⟨

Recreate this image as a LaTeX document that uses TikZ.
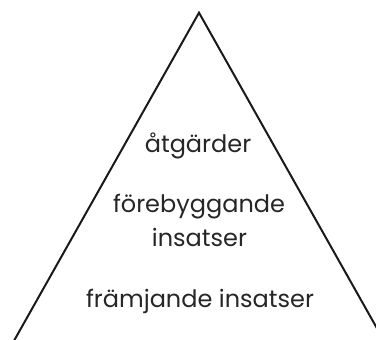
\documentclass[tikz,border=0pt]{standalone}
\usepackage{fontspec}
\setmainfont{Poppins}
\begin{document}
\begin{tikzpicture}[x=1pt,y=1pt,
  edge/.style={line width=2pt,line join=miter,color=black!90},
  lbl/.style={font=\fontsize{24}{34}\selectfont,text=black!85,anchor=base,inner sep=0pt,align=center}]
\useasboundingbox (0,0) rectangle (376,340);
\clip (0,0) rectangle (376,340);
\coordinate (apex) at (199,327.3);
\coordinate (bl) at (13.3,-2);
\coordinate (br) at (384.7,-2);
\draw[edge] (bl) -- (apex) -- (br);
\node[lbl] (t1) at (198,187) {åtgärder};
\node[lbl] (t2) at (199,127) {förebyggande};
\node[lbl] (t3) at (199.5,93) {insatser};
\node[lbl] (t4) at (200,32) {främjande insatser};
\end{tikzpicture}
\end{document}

⟩

• **Task**: Send back the data above word for word, with the pictures left out.

• **Task answer**:
Recreate this image as a LaTeX document that uses TikZ.
\documentclass[tikz,border=0pt]{standalone}
\usepackage{fontspec}
\setmainfont{Poppins}
\begin{document}
\begin{tikzpicture}[x=1pt,y=1pt,
  edge/.style={line width=2pt,line join=miter,color=black!90},
  lbl/.style={font=\fontsize{24}{34}\selectfont,text=black!85,anchor=base,inner sep=0pt,align=center}]
\useasboundingbox (0,0) rectangle (376,340);
\clip (0,0) rectangle (376,340);
\coordinate (apex) at (199,327.3);
\coordinate (bl) at (13.3,-2);
\coordinate (br) at (384.7,-2);
\draw[edge] (bl) -- (apex) -- (br);
\node[lbl] (t1) at (198,187) {åtgärder};
\node[lbl] (t2) at (199,127) {förebyggande};
\node[lbl] (t3) at (199.5,93) {insatser};
\node[lbl] (t4) at (200,32) {främjande insatser};
\end{tikzpicture}
\end{document}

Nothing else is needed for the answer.